»»
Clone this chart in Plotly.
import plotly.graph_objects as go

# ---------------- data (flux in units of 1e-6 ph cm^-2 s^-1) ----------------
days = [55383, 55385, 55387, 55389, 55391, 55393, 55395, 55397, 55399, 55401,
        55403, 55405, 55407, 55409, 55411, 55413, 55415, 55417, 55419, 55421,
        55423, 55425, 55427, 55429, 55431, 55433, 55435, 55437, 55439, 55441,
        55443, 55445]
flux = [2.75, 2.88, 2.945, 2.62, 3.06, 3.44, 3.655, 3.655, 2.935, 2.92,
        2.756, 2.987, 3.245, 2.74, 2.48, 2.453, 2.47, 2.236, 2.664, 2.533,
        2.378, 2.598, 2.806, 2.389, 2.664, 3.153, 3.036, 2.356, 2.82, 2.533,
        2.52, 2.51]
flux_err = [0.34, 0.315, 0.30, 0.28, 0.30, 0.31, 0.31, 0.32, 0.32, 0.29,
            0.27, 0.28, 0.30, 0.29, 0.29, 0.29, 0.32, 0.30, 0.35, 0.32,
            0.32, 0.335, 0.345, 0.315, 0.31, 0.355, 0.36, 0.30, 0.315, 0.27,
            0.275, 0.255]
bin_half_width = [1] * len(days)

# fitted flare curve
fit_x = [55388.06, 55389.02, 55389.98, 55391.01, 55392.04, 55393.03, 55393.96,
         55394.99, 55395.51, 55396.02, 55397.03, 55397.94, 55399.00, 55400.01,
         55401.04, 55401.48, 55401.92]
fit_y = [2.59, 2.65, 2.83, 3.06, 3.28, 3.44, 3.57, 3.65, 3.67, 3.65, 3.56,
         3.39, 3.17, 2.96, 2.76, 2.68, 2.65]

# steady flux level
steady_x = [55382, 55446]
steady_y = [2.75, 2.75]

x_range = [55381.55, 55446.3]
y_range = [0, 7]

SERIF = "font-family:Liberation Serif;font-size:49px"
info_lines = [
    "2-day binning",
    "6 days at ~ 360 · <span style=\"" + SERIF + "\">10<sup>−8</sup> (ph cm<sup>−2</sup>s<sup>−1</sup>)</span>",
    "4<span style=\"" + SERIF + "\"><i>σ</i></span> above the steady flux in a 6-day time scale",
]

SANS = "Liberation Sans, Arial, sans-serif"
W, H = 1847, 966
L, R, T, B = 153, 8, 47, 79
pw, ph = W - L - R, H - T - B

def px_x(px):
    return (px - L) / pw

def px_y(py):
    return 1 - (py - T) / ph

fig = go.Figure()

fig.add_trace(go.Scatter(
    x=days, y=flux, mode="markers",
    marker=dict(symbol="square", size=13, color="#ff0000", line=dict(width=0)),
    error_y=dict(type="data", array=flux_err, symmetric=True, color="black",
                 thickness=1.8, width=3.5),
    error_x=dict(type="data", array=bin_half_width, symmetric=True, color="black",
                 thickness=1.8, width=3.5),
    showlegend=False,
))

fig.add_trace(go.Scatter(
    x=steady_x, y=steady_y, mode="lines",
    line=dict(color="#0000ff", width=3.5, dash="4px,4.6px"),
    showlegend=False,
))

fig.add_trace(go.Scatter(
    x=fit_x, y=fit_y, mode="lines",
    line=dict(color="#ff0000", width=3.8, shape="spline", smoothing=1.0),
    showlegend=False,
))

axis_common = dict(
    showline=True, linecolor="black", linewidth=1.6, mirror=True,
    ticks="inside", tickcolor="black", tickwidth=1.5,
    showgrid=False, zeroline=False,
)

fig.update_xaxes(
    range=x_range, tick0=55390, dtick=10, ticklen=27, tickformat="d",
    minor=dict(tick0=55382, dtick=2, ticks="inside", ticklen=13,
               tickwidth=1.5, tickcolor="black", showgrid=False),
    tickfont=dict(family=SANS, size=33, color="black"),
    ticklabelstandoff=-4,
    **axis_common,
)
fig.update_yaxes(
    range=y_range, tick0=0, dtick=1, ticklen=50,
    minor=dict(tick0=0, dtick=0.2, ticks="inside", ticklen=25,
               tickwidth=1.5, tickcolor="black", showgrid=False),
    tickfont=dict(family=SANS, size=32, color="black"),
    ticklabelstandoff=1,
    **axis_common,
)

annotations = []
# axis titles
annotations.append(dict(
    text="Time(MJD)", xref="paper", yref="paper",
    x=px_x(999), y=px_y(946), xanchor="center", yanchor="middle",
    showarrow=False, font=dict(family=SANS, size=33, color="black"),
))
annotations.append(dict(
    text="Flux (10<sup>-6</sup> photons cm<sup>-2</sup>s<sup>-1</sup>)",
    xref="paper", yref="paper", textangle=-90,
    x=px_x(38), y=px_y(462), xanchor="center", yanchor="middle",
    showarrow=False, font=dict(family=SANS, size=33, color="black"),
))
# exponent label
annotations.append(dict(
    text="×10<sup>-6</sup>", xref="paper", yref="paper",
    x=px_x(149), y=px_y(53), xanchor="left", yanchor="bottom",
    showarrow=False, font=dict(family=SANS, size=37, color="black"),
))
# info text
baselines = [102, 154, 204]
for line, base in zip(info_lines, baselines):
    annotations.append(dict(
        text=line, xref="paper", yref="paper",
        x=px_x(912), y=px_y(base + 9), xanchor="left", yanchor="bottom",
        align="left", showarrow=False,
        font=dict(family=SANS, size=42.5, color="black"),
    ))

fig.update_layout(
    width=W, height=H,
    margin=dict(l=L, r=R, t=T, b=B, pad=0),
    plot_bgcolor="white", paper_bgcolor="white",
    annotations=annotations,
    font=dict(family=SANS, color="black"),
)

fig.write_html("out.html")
««
»»
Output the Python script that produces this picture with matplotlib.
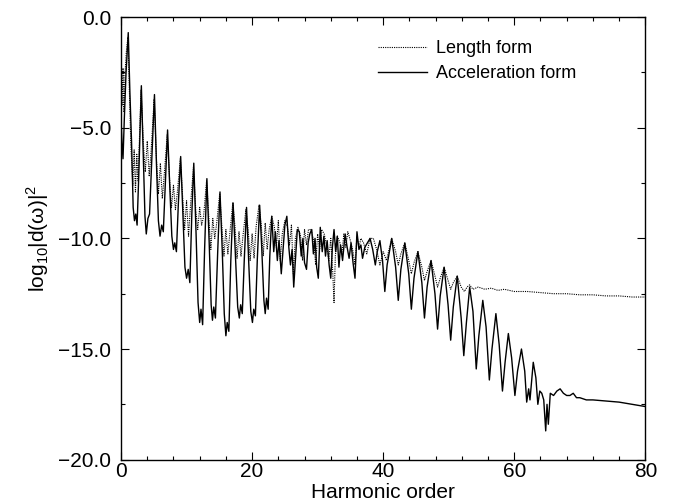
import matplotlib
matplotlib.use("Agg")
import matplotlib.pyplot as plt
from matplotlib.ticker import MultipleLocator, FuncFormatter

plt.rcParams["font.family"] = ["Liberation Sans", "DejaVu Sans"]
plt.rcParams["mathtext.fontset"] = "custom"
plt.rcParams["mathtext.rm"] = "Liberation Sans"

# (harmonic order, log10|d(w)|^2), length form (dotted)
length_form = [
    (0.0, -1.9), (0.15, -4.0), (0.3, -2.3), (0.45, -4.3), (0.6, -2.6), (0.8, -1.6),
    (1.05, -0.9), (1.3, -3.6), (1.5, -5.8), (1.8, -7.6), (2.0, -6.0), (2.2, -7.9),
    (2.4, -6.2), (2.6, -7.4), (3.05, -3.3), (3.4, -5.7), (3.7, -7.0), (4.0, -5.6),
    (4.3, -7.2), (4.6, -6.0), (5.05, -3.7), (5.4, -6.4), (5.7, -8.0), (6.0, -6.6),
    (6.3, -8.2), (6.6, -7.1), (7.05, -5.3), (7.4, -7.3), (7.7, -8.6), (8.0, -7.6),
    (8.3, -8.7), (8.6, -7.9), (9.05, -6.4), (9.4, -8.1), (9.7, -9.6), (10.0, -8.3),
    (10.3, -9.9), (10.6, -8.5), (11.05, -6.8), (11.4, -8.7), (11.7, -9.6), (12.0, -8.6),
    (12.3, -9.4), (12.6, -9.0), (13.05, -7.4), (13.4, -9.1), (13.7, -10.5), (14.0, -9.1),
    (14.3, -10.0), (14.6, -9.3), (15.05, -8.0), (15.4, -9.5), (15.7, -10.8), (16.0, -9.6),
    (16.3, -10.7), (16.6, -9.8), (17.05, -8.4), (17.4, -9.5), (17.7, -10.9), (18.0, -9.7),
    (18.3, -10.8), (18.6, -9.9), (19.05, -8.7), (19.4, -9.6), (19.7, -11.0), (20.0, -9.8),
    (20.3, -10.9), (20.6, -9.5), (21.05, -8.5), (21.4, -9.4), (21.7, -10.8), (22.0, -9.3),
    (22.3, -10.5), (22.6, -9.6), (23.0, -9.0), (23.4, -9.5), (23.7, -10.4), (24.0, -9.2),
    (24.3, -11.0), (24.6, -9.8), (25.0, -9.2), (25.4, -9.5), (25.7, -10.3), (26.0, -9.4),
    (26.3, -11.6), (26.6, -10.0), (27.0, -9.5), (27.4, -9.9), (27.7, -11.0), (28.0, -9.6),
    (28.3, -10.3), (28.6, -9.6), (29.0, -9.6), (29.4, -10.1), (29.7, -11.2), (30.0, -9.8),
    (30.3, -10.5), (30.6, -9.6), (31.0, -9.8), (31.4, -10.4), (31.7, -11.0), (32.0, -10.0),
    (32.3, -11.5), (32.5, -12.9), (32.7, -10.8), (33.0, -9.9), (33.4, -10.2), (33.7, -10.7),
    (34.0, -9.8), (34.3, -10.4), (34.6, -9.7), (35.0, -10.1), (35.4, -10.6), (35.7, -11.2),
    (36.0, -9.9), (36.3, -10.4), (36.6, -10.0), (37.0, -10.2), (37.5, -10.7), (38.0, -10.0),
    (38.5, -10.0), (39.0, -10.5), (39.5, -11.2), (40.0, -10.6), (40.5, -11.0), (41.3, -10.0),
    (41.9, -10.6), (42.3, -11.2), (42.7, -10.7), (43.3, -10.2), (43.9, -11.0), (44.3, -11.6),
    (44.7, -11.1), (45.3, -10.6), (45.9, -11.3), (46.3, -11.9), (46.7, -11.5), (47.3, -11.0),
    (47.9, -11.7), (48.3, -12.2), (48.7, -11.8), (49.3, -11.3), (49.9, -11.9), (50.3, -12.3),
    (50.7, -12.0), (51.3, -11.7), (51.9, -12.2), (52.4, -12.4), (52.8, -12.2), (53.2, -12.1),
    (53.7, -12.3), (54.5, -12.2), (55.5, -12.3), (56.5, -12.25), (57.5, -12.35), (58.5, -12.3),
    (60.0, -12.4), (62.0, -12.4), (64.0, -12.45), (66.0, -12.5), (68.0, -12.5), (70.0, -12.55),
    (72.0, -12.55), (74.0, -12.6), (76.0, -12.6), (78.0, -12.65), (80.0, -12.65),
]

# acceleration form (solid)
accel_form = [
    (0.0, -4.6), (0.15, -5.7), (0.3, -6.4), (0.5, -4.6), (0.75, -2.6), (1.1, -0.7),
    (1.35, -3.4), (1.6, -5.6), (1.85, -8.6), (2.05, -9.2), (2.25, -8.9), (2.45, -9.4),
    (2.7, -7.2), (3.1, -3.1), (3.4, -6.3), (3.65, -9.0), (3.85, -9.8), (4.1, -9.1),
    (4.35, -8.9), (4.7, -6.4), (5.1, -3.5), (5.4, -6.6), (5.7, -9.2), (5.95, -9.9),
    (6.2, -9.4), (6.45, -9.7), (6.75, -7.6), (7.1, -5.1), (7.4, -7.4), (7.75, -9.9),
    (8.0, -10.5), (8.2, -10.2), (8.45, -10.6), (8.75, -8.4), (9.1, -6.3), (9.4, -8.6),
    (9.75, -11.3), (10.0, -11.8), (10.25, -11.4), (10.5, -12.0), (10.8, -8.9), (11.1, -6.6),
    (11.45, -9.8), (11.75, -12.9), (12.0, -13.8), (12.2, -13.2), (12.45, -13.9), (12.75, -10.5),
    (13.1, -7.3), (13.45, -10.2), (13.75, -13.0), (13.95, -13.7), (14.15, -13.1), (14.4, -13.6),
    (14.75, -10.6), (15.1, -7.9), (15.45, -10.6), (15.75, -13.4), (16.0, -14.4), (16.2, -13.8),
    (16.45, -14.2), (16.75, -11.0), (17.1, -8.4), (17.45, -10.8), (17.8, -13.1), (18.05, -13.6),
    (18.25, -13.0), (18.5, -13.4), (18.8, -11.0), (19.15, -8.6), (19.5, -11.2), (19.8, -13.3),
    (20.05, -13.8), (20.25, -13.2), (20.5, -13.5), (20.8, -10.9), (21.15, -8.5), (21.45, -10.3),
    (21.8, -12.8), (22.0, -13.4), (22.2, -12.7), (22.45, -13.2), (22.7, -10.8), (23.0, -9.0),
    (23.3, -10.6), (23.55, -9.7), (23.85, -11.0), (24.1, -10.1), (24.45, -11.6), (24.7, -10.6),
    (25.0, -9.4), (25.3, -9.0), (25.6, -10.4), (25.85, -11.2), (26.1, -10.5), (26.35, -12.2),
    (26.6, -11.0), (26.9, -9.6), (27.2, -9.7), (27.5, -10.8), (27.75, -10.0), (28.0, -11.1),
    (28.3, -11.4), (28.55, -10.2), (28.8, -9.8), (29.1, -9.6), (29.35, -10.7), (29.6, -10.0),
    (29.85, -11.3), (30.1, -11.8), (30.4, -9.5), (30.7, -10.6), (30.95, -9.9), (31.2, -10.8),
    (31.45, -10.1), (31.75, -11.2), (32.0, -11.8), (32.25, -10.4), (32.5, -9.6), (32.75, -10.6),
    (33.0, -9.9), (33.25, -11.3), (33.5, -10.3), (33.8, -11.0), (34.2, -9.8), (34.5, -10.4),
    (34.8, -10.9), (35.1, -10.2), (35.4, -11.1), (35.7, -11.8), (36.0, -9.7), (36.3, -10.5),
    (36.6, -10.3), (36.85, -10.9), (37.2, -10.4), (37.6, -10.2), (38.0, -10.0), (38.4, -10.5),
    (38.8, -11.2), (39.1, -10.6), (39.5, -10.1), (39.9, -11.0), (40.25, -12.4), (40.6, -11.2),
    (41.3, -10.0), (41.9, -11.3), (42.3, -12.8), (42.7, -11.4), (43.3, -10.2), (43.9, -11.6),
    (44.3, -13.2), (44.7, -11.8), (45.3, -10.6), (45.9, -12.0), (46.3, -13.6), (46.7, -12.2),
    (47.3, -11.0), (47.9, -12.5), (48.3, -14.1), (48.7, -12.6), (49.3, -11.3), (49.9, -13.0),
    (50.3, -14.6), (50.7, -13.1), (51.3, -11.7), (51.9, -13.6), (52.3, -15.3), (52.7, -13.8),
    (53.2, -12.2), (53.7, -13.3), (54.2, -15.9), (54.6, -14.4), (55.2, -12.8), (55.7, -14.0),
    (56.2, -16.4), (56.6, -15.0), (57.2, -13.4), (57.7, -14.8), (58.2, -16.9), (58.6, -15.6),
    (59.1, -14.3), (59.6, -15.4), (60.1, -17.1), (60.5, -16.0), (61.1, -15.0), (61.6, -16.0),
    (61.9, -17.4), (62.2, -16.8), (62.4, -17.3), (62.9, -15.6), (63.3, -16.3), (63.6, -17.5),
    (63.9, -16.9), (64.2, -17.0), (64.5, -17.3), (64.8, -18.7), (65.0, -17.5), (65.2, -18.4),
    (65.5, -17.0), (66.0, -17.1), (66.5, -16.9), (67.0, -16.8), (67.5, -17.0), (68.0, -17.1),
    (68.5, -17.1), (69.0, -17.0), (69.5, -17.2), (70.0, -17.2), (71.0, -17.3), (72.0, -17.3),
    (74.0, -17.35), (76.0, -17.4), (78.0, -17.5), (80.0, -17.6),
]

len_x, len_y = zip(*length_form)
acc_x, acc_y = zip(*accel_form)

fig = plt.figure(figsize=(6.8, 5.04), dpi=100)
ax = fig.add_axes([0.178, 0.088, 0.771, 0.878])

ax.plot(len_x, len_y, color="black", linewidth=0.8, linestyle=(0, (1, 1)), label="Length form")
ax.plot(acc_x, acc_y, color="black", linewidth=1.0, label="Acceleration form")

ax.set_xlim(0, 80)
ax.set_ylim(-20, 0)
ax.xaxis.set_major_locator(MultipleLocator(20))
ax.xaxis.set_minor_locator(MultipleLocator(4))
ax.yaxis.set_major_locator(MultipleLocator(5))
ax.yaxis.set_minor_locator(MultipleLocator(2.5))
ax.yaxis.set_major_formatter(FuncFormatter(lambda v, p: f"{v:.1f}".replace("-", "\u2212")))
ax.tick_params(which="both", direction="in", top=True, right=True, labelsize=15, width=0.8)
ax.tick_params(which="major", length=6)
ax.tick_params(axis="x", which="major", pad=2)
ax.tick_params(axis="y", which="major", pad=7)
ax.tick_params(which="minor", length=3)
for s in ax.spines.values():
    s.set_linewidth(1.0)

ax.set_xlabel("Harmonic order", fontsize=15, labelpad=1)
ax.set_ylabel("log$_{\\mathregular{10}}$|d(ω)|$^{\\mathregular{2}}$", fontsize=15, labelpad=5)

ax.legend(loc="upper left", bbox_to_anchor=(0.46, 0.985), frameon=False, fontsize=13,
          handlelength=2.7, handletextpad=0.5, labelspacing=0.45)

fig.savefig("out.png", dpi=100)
««
»»
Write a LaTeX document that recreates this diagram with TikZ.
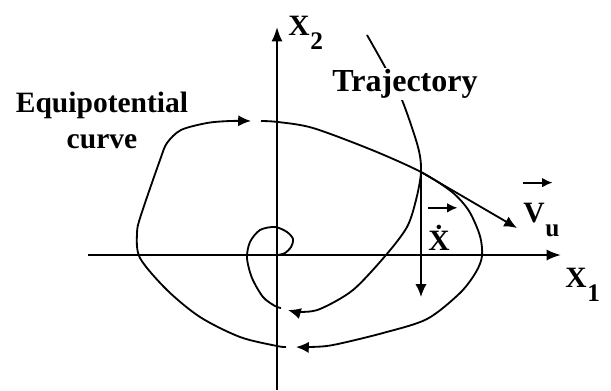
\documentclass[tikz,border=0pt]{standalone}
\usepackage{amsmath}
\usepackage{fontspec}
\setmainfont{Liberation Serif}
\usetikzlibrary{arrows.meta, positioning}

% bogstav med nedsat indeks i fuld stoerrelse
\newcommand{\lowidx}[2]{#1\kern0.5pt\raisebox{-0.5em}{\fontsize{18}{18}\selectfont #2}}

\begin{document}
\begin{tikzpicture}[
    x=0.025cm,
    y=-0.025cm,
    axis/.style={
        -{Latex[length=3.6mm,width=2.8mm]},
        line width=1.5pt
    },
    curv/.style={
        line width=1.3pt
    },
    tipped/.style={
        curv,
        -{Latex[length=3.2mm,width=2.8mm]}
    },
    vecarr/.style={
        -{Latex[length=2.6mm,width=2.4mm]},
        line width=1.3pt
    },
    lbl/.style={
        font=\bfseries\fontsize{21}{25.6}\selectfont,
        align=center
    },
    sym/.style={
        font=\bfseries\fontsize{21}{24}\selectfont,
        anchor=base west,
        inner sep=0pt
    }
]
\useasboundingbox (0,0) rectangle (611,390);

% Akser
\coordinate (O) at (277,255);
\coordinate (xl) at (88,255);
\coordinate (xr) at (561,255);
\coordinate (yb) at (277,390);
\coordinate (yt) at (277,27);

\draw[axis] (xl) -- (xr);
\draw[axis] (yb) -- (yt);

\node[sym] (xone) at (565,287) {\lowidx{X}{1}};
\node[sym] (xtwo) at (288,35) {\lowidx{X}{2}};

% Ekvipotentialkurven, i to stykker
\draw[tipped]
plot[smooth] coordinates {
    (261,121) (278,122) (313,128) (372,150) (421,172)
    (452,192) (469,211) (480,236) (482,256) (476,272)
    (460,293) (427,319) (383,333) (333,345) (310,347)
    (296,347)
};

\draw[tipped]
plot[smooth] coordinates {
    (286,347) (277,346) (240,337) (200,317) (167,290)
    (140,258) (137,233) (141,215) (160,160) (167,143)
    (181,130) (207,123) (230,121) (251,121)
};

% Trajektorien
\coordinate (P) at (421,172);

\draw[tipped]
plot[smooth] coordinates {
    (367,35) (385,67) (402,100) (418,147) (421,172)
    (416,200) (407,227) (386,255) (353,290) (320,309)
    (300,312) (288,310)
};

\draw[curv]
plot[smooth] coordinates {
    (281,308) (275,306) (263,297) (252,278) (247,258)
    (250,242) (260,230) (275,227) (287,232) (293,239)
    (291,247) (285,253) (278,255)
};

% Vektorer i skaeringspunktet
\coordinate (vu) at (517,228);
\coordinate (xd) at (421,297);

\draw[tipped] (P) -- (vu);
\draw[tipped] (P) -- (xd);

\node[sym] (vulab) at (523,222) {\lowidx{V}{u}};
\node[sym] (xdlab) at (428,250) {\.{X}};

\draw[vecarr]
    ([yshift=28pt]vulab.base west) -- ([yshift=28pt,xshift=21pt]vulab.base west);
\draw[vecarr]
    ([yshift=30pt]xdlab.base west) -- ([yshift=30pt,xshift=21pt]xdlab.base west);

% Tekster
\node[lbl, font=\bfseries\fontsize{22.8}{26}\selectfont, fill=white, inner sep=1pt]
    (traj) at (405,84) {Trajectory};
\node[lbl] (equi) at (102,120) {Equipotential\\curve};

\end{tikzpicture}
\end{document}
««
◆ **Task directions**:
Across the entries above, how many lines contain "that"? Provide only the count.

◆ **Task response**:
2